## Task requirements
Report every line in the listing below where the string "standalone" shows up.

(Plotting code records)

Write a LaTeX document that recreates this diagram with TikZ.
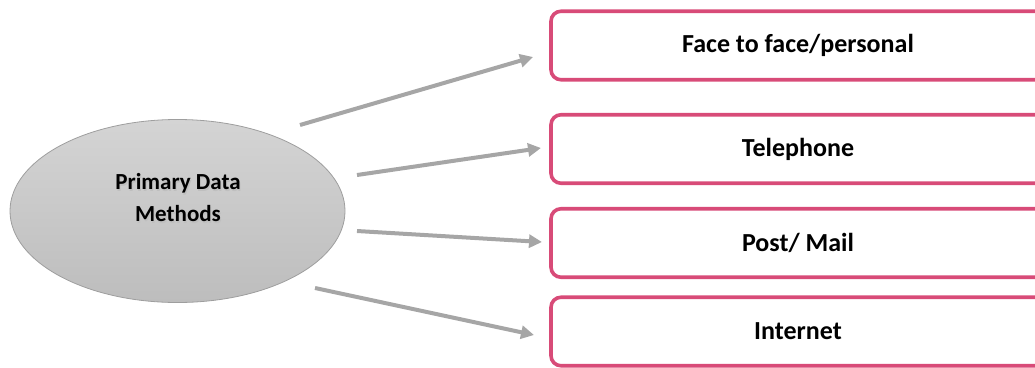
\documentclass[tikz,border=0pt]{standalone}
\usepackage{fontspec}
\setmainfont{Carlito}
\usetikzlibrary{shapes.geometric,arrows.meta}
\definecolor{boxpink}{HTML}{D84B78}
\definecolor{arrgray}{HTML}{A6A6A6}
\definecolor{elltop}{HTML}{D4D4D4}
\definecolor{ellbot}{HTML}{BDBDBD}
\definecolor{ellline}{HTML}{9E9E9E}
\tikzset{
  methodbox/.style={draw=boxpink, line width=3.6pt, rounded corners=10pt, fill=white,
    minimum width=494pt, minimum height=68.5pt, inner sep=0pt,
    font=\fontsize{26}{30}\selectfont\bfseries},
  flowarrow/.style={draw=arrgray, line width=4pt,
    -{Triangle[length=13pt,width=13pt]}},
  ellshape/.style={ellipse, draw=ellline, line width=0.8pt,
    top color=elltop, bottom color=ellbot, minimum width=335pt, minimum height=183pt, inner sep=0pt},
  elltextstyle/.style={align=center, font=\fontsize{23}{32}\selectfont\bfseries},
}
\begin{document}
\begin{tikzpicture}[x=1pt,y=-1pt]
\useasboundingbox (0,0) rectangle (1035,367);
\clip (0,0) rectangle (1035,367);
\node[ellshape] (ell) at (177.5,211) {};
\node[elltextstyle, text=black!25] at (179,199.5) {Primary Data\\Methods};
\node[elltextstyle] (elltext) at (178,198) {Primary Data\\Methods};
\node[methodbox] (b1) at (798,45.5) {Face to face/personal};
\node[methodbox] (b2) at (798,149) {Telephone};
\node[methodbox] (b3) at (798,243) {Post/ Mail};
\node[methodbox] (b4) at (798,331.5) {Internet};
\coordinate (s1) at (300,125);
\coordinate (t1) at (533,57);
\coordinate (s2) at (357,175);
\coordinate (t2) at (541,148);
\coordinate (s3) at (357,231);
\coordinate (t3) at (542,242);
\coordinate (s4) at (315,288);
\coordinate (t4) at (534,335);
\draw[flowarrow] (s1) -- (t1);
\draw[flowarrow] (s2) -- (t2);
\draw[flowarrow] (s3) -- (t3);
\draw[flowarrow] (s4) -- (t4);
\end{tikzpicture}
\end{document}
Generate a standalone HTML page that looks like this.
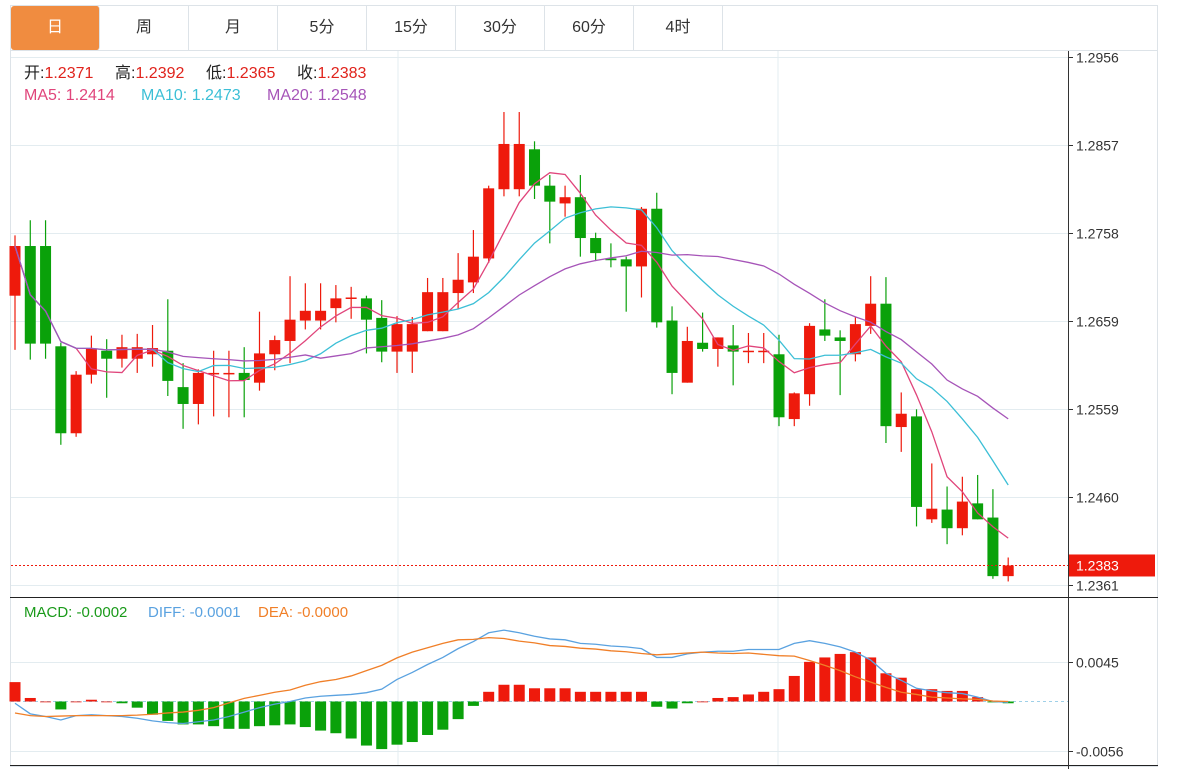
<!DOCTYPE html>
<html><head><meta charset="utf-8">
<style>
body{margin:0;background:#fff;width:1180px;height:769px;overflow:hidden;font-family:"Liberation Sans","Noto Sans CJK SC",sans-serif;}
#tabs{position:absolute;left:10px;top:5px;width:1148px;height:45px;border:1px solid #dde3e8;border-bottom:none;box-sizing:border-box;display:flex;}
.tab{width:89px;height:44px;line-height:44px;text-align:center;font-size:16px;color:#333;border-right:1px solid #dde3e8;box-sizing:border-box;}
.tab.active{background:#f08c40;color:#fff;border-radius:3px;}
svg{position:absolute;left:0;top:0;}
</style></head><body>
<div id="tabs">
<div class="tab active">日</div>
<div class="tab">周</div>
<div class="tab">月</div>
<div class="tab">5分</div>
<div class="tab">15分</div>
<div class="tab">30分</div>
<div class="tab">60分</div>
<div class="tab">4时</div>
</div>
<svg id="chart" width="1180" height="769"></svg>
<script>
const opens=[1.2687,1.2743,1.2743,1.2630,1.2532,1.2598,1.2625,1.2616,1.2616,1.2621,1.2625,1.2584,1.2565,1.2599,1.2599,1.2600,1.2589,1.2621,1.2636,1.2659,1.2659,1.2673,1.2684,1.2684,1.2662,1.2624,1.2624,1.2647,1.2647,1.2690,1.2702,1.2729,1.2807,1.2807,1.2852,1.2811,1.2791,1.2798,1.2752,1.2729,1.2728,1.2720,1.2785,1.2659,1.2589,1.2634,1.2627,1.2631,1.2624,1.2624,1.2621,1.2548,1.2576,1.2649,1.2640,1.2621,1.2653,1.2678,1.2539,1.2551,1.2435,1.2446,1.2425,1.2453,1.2437,1.2371];
const highs=[1.2755,1.2772,1.2772,1.2634,1.2602,1.2642,1.2638,1.2643,1.2644,1.2654,1.2683,1.2611,1.2604,1.2625,1.2625,1.2629,1.2669,1.2642,1.2709,1.2701,1.2701,1.2699,1.2697,1.2687,1.2682,1.2664,1.2663,1.2707,1.2707,1.2735,1.2761,1.2811,1.2894,1.2894,1.2861,1.2823,1.2811,1.2823,1.2758,1.2746,1.2731,1.2787,1.2803,1.2675,1.2652,1.2668,1.2640,1.2654,1.2645,1.2645,1.2643,1.2578,1.2656,1.2683,1.2648,1.2663,1.2709,1.2708,1.2578,1.2559,1.2498,1.2472,1.2483,1.2485,1.2469,1.2392];
const lows=[1.2626,1.2615,1.2616,1.2519,1.2528,1.2588,1.2572,1.2606,1.2600,1.2607,1.2574,1.2537,1.2542,1.2551,1.2550,1.2550,1.2580,1.2603,1.2611,1.2649,1.2649,1.2657,1.2661,1.2622,1.2612,1.2600,1.2600,1.2647,1.2647,1.2672,1.2690,1.2724,1.2799,1.2799,1.2796,1.2746,1.2776,1.2731,1.2726,1.2719,1.2669,1.2685,1.2651,1.2576,1.2589,1.2624,1.2607,1.2586,1.2611,1.2611,1.2540,1.2540,1.2563,1.2636,1.2575,1.2613,1.2644,1.2521,1.2511,1.2427,1.2431,1.2407,1.2417,1.2435,1.2368,1.2365];
const closes=[1.2743,1.2633,1.2633,1.2532,1.2598,1.2627,1.2616,1.2629,1.2629,1.2628,1.2591,1.2565,1.2600,1.2600,1.2600,1.2592,1.2622,1.2637,1.2660,1.2670,1.2670,1.2684,1.2685,1.2660,1.2624,1.2655,1.2655,1.2691,1.2691,1.2705,1.2731,1.2808,1.2858,1.2858,1.2811,1.2793,1.2798,1.2752,1.2735,1.2727,1.2720,1.2785,1.2657,1.2600,1.2636,1.2627,1.2640,1.2624,1.2625,1.2625,1.2550,1.2577,1.2653,1.2642,1.2636,1.2655,1.2678,1.2540,1.2554,1.2449,1.2447,1.2425,1.2455,1.2435,1.2371,1.2383];
const macdHist=[0.0022,0.0004,0.0000,-0.0009,0.0000,0.0002,0.0000,-0.0002,-0.0007,-0.0015,-0.0022,-0.0026,-0.0026,-0.0028,-0.0031,-0.0031,-0.0028,-0.0027,-0.0026,-0.0029,-0.0033,-0.0036,-0.0042,-0.0050,-0.0054,-0.0049,-0.0046,-0.0038,-0.0032,-0.0020,-0.0005,0.0011,0.0019,0.0019,0.0015,0.0015,0.0015,0.0011,0.0011,0.0011,0.0011,0.0011,-0.0006,-0.0008,-0.0002,0.0000,0.0004,0.0005,0.0008,0.0011,0.0014,0.0029,0.0045,0.0050,0.0054,0.0056,0.0050,0.0032,0.0027,0.0014,0.0014,0.0012,0.0012,0.0005,-0.0001,-0.0002];
const diffVals=[-0.0002,-0.0014,-0.0017,-0.0021,-0.0016,-0.0015,-0.0016,-0.0017,-0.0019,-0.0022,-0.0024,-0.0025,-0.0023,-0.0021,-0.0017,-0.0012,-0.0007,-0.0003,0.0000,0.0004,0.0006,0.0007,0.0008,0.0010,0.0014,0.0025,0.0033,0.0042,0.0050,0.0060,0.0068,0.0078,0.0081,0.0078,0.0074,0.0071,0.0070,0.0066,0.0065,0.0063,0.0062,0.0060,0.0050,0.0050,0.0054,0.0056,0.0057,0.0057,0.0059,0.0059,0.0059,0.0066,0.0069,0.0066,0.0062,0.0056,0.0047,0.0032,0.0024,0.0015,0.0012,0.0010,0.0009,0.0005,0.0000,-0.0001];
const priceTicks=["1.2956","1.2857","1.2758","1.2659","1.2559","1.2460","1.2361"];
const macdTicks=["0.0045","-0.0056"];
const lastPrice=1.2383;

const NS="http://www.w3.org/2000/svg";
const svg=document.getElementById('chart');
function mk(tag,attrs,parent){const e=document.createElementNS(NS,tag);for(const k in attrs)e.setAttribute(k,attrs[k]);(parent||svg).appendChild(e);return e;}
const RED="#ee1a0c",GREEN="#0aa10a";
const xL=11,xR=1068;
const xOf=i=>15+i*15.28;
const yP=p=>57+(1.2956-p)*8874;
const yM=v=>701.5-v*8812;

let fr=mk('rect',{x:10.5,y:50.5,width:1147,height:716,fill:'none',stroke:'#dde3e8'});


[398,778].forEach(x=>{let g=mk('line',{x1:x,y1:51,x2:x,y2:766,stroke:'#e3ecf0'});

});
priceTicks.forEach(t=>{const y=Math.round(yP(parseFloat(t)))+0.5;
let g=mk('line',{x1:xL,y1:y,x2:xR,y2:y,stroke:'#e3ecf0'});


mk('line',{x1:xR,y1:y,x2:xR+5,y2:y,stroke:'#333'});
let tx=mk('text',{x:1076,y:y+5,'font-size':14,fill:'#333'});tx.textContent=t;

});
macdTicks.forEach(t=>{const y=Math.round(yM(parseFloat(t)))+0.5;
let g=mk('line',{x1:xL,y1:y,x2:xR,y2:y,stroke:'#e3ecf0'});


mk('line',{x1:xR,y1:y,x2:xR+5,y2:y,stroke:'#333'});
let tx=mk('text',{x:1076,y:y+5,'font-size':14,fill:'#333'});tx.textContent=t;

});
mk('line',{x1:10,y1:597.5,x2:1158,y2:597.5,stroke:'#222'});
mk('line',{x1:10,y1:765.5,x2:1158,y2:765.5,stroke:'#222'});
let ax=mk('line',{x1:1068.5,y1:51,x2:1068.5,y2:769,stroke:'#333'});



for(let i=0;i<closes.length;i++){
  const up=closes[i]>=opens[i];const c=up?RED:GREEN;const x=xOf(i);
  const g=mk('g',{});
  
  
  mk('line',{x1:x,y1:yP(highs[i]),x2:x,y2:yP(lows[i]),stroke:c,'stroke-width':1.2},g);
  const y1=yP(Math.max(opens[i],closes[i])),y2=yP(Math.min(opens[i],closes[i]));
  mk('rect',{x:x-5.5,y:y1,width:11,height:Math.max(1.5,y2-y1),fill:c},g);
}
function ma(n){return closes.map((_,i)=>{const s=Math.max(0,i-n+1);let t=0;for(let j=s;j<=i;j++)t+=closes[j];return t/(i-s+1);});}
[[5,'#e0457b','ma5-line'],[10,'#3cbfd6','ma10-line'],[20,'#a654b8','ma20-line']].forEach(([n,c,name])=>{
  const v=ma(n);const p=mk('polyline',{points:v.map((y,i)=>xOf(i)+','+yP(y)).join(' '),fill:'none',stroke:c,'stroke-width':1.3});
  
  
});
const ly=yP(lastPrice);
let dl=mk('line',{x1:xL,y1:ly,x2:xR,y2:ly,stroke:RED,'stroke-width':1,'stroke-dasharray':'2,2'});


let lb=mk('rect',{x:1069,y:ly-11,width:86,height:22,fill:'#ee1a0c'});


let lt=mk('text',{x:1076,y:ly+5,'font-size':14,fill:'#fff'});lt.textContent=lastPrice.toFixed(4);

const y0=yM(0);
mk('line',{x1:xL,y1:y0,x2:xR,y2:y0,stroke:'#9fd0e8','stroke-dasharray':'3,3'});
macdHist.forEach((v,i)=>{const x=xOf(i);const y=yM(v);
  const r=mk('rect',{x:x-5.5,y:Math.min(y,y0),width:11,height:Math.max(0.8,Math.abs(y-y0)),fill:v>=0?RED:GREEN});
  
  });
const deaVals=diffVals.map((d,i)=>d-macdHist[i]/2);
let pd=mk('polyline',{points:diffVals.map((v,i)=>xOf(i)+','+yM(v)).join(' '),fill:'none',stroke:'#5aa2e0','stroke-width':1.3});


let pe=mk('polyline',{points:deaVals.map((v,i)=>xOf(i)+','+yM(v)).join(' '),fill:'none',stroke:'#f07f28','stroke-width':1.3});


</script>
<svg width="1180" height="769" style="pointer-events:none">
<g font-size="16">
<text x="24" y="78"><tspan fill="#222">开:</tspan><tspan fill="#e0231c">1.2371</tspan></text>
<text x="115" y="78"><tspan fill="#222">高:</tspan><tspan fill="#e0231c">1.2392</tspan></text>
<text x="206" y="78"><tspan fill="#222">低:</tspan><tspan fill="#e0231c">1.2365</tspan></text>
<text x="297" y="78"><tspan fill="#222">收:</tspan><tspan fill="#e0231c">1.2383</tspan></text>
</g>
<g font-size="16">
<text x="24" y="100" fill="#e0457b">MA5: 1.2414</text>
<text x="141" y="100" fill="#3cbfd6">MA10: 1.2473</text>
<text x="267" y="100" fill="#a654b8">MA20: 1.2548</text>
</g>
<g font-size="15">
<text x="24" y="617" fill="#1a9a1a">MACD: -0.0002</text>
<text x="148" y="617" fill="#5aa2e0">DIFF: -0.0001</text>
<text x="258" y="617" fill="#f07f28">DEA: -0.0000</text>
</g>
</svg>
</body></html>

## The response
\documentclass[tikz,border=0pt]{standalone}
Generate a standalone HTML page that looks like this.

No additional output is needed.